# [Exercise objective]
Report only how many lines hold the word "matplotlib".

# [Provided records]
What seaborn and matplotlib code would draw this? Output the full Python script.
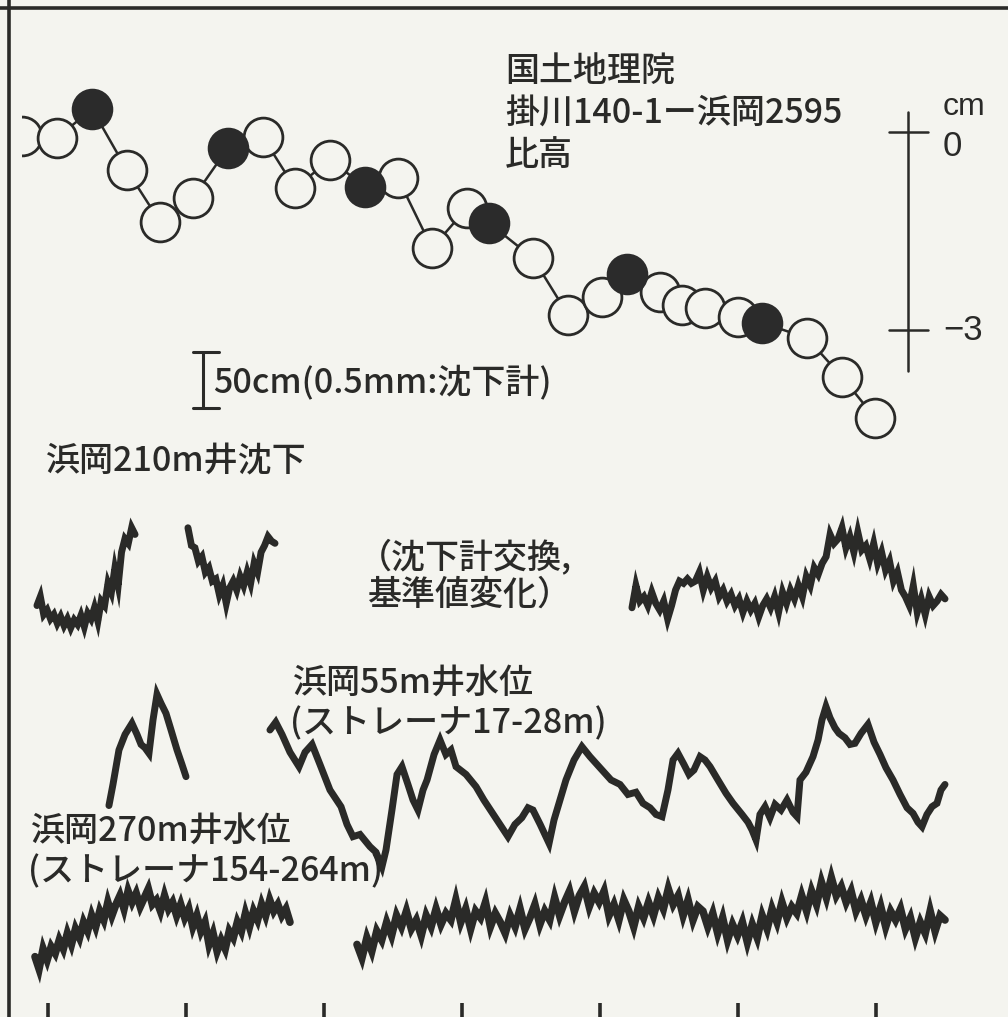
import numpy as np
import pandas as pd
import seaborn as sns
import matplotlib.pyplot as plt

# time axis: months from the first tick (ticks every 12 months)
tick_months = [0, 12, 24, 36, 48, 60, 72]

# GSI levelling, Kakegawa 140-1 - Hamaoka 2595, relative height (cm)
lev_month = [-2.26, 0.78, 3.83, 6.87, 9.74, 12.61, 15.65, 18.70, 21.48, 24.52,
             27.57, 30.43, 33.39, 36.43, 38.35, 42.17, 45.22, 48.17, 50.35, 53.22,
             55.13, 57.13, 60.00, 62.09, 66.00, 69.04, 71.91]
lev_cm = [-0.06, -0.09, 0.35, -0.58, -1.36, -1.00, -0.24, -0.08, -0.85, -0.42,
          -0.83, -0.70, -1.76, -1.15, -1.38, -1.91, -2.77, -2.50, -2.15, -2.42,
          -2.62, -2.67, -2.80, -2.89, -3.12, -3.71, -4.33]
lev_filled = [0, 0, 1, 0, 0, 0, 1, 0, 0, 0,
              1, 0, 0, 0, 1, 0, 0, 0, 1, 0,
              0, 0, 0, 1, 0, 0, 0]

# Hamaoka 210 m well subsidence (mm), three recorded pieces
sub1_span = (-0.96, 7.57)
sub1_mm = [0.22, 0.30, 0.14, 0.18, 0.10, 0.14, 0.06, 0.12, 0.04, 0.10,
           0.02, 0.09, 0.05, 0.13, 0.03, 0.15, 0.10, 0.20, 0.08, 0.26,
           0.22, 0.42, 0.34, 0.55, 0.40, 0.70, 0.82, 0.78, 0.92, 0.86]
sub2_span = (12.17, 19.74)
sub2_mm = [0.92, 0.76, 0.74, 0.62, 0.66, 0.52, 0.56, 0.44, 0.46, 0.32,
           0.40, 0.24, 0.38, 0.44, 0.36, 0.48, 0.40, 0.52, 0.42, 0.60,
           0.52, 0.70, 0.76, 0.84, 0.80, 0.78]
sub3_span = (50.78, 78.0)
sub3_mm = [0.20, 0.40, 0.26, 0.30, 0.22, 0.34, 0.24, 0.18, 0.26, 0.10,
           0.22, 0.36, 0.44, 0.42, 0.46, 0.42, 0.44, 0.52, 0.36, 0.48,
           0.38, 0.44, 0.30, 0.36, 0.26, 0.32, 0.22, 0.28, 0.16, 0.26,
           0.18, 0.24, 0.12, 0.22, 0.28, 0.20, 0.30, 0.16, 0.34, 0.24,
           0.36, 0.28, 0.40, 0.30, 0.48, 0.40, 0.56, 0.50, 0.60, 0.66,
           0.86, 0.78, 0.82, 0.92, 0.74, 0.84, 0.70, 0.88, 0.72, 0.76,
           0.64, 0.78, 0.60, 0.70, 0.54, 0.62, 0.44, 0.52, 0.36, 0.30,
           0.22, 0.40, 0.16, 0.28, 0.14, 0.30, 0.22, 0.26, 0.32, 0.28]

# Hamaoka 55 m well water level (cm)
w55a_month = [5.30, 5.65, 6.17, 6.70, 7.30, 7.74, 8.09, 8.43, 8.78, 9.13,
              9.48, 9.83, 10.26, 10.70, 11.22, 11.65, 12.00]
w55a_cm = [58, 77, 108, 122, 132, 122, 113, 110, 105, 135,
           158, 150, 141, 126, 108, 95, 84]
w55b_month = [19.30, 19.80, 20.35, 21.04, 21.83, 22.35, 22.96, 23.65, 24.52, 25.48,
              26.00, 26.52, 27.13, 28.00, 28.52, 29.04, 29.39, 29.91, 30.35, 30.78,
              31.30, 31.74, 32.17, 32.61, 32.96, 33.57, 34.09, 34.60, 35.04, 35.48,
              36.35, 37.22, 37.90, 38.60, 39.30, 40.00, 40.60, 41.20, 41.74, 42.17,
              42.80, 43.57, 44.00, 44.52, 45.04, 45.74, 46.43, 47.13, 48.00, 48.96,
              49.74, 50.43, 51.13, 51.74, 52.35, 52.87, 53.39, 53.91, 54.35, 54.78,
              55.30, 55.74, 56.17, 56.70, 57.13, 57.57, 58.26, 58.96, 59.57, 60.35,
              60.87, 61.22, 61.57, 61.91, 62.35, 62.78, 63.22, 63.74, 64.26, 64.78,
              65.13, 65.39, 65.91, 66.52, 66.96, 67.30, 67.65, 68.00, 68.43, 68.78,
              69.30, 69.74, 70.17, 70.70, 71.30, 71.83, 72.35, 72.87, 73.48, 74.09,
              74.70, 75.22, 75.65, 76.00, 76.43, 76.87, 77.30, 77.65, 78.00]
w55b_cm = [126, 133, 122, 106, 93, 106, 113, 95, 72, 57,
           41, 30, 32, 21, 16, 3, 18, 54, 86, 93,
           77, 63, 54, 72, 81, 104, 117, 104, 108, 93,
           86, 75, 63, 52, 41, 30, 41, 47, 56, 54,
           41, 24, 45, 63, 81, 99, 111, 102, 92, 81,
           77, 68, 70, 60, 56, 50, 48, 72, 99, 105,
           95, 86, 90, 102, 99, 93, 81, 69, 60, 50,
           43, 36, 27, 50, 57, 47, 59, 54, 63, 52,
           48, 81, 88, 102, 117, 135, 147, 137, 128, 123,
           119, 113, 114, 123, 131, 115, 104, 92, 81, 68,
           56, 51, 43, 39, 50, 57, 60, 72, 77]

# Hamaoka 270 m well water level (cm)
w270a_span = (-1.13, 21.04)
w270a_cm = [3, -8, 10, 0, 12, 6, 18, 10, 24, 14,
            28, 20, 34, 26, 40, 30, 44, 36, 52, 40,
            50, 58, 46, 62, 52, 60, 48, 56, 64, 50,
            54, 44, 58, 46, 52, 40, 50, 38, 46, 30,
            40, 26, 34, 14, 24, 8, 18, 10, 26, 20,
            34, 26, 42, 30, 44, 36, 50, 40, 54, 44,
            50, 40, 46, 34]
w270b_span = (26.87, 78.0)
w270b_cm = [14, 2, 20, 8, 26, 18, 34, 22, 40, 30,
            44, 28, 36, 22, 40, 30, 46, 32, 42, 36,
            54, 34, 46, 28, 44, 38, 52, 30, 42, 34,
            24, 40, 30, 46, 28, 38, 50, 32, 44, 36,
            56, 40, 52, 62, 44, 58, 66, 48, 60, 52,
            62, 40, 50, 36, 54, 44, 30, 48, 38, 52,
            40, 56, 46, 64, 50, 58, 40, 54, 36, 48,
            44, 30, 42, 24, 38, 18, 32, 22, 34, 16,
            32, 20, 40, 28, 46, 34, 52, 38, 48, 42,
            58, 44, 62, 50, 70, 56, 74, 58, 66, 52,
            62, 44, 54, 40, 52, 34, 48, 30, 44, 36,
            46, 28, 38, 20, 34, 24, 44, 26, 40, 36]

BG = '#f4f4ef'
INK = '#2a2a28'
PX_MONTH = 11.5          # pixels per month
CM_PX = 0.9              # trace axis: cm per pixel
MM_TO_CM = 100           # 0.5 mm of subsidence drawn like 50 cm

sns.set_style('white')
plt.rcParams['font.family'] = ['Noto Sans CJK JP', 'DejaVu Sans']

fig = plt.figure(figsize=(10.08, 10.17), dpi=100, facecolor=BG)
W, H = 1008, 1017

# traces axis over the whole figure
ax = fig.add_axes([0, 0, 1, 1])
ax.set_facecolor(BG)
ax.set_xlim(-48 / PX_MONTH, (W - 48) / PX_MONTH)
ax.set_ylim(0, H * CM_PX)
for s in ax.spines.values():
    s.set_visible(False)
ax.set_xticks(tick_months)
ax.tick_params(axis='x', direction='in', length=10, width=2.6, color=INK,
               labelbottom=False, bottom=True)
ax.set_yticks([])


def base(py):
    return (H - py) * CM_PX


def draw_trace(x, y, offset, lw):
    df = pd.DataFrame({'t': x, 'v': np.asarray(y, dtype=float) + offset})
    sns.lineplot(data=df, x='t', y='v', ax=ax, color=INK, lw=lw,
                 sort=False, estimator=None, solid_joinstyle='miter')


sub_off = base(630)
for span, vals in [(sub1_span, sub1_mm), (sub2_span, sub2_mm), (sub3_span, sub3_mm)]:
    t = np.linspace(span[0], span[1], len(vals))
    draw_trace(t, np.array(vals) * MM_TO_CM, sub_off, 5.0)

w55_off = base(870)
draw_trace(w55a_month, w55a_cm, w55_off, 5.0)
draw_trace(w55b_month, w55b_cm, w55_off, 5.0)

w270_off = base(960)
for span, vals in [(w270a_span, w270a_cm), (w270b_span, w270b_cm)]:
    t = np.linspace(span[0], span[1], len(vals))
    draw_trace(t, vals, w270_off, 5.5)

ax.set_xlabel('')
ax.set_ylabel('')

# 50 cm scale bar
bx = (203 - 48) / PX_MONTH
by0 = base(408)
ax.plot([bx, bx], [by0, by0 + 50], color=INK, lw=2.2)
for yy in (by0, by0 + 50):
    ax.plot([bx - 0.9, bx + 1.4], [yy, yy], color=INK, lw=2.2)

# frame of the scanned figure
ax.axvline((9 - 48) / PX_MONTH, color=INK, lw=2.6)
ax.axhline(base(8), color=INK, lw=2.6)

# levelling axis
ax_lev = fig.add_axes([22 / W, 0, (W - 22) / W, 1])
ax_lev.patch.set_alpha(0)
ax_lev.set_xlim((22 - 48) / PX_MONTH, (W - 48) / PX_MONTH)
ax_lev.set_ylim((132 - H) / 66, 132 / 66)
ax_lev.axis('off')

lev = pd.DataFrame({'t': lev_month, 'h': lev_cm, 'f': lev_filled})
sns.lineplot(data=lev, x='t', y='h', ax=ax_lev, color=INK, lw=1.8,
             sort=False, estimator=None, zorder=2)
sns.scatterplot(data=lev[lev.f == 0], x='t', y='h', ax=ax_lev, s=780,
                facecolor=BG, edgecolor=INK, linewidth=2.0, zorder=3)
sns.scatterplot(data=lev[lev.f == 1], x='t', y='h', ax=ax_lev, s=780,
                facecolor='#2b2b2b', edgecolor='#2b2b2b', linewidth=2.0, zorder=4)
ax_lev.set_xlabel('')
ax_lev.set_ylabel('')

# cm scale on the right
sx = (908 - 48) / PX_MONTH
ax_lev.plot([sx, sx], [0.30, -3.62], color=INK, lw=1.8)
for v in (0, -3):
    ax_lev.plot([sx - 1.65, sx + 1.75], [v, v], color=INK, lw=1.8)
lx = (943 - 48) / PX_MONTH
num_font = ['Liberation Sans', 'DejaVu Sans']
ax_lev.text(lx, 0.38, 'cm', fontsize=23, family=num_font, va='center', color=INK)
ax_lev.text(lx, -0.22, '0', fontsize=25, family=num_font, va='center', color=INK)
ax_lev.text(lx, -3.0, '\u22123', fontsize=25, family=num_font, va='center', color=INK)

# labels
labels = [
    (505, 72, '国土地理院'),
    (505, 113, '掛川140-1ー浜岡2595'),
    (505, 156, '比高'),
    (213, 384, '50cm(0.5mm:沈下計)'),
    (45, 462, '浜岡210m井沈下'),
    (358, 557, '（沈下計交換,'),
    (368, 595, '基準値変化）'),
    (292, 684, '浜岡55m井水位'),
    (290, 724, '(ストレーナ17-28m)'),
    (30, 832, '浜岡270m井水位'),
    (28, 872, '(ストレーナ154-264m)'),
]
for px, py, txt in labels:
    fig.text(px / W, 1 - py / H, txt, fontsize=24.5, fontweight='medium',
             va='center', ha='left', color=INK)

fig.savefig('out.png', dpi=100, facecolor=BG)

==

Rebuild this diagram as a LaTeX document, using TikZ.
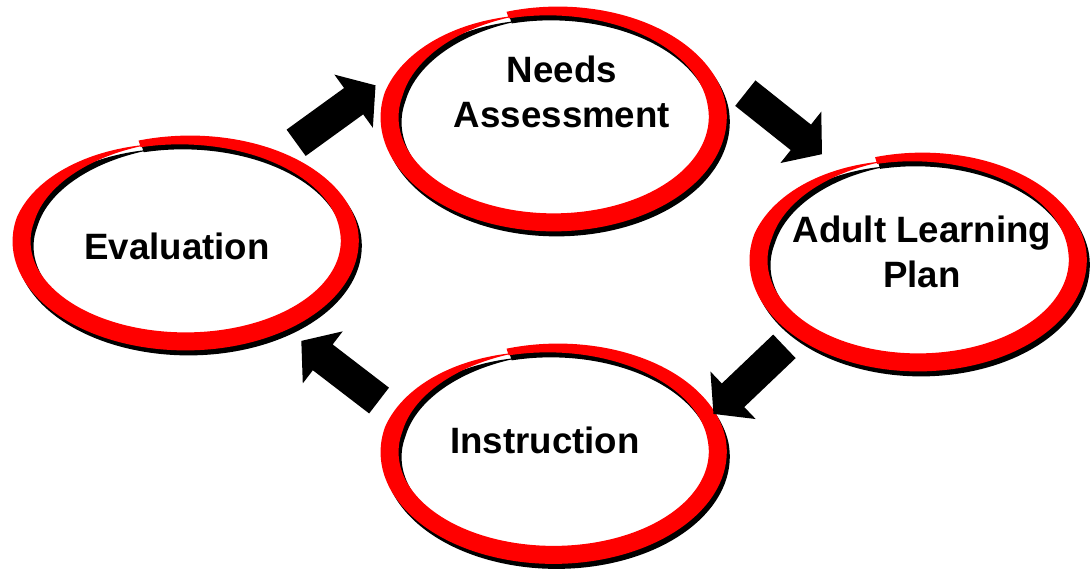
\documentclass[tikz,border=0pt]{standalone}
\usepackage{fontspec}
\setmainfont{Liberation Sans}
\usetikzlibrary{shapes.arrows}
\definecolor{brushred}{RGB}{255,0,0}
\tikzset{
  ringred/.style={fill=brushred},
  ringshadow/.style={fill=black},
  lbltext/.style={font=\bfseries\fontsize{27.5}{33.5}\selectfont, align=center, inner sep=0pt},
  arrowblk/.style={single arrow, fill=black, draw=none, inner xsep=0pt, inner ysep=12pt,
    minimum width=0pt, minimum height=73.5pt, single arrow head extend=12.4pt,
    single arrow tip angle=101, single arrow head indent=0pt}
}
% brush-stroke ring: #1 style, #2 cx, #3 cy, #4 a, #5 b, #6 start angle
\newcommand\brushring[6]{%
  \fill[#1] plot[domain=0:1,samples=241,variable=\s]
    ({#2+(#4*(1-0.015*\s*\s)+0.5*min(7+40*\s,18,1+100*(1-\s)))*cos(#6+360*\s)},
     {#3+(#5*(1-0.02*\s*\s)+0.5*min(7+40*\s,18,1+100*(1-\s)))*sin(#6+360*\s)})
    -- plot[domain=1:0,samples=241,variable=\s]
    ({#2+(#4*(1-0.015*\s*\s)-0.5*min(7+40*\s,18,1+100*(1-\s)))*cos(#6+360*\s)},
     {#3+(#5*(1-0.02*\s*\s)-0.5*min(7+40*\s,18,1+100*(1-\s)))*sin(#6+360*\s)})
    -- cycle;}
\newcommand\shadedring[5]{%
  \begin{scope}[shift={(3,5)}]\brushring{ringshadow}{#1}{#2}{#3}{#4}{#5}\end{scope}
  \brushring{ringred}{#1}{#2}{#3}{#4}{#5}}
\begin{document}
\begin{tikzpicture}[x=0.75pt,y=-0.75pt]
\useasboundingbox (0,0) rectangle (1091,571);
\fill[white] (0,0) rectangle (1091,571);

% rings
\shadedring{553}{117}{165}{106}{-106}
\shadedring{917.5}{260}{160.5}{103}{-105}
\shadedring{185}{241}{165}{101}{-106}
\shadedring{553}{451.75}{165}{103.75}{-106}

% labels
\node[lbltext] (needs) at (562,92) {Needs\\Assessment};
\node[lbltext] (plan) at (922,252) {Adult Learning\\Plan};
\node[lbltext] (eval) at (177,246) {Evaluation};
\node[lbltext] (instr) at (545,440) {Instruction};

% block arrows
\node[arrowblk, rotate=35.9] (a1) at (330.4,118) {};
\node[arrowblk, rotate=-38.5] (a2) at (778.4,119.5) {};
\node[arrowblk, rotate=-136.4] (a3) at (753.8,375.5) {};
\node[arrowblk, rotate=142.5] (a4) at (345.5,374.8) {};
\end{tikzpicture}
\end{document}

# [Reply to the task]
2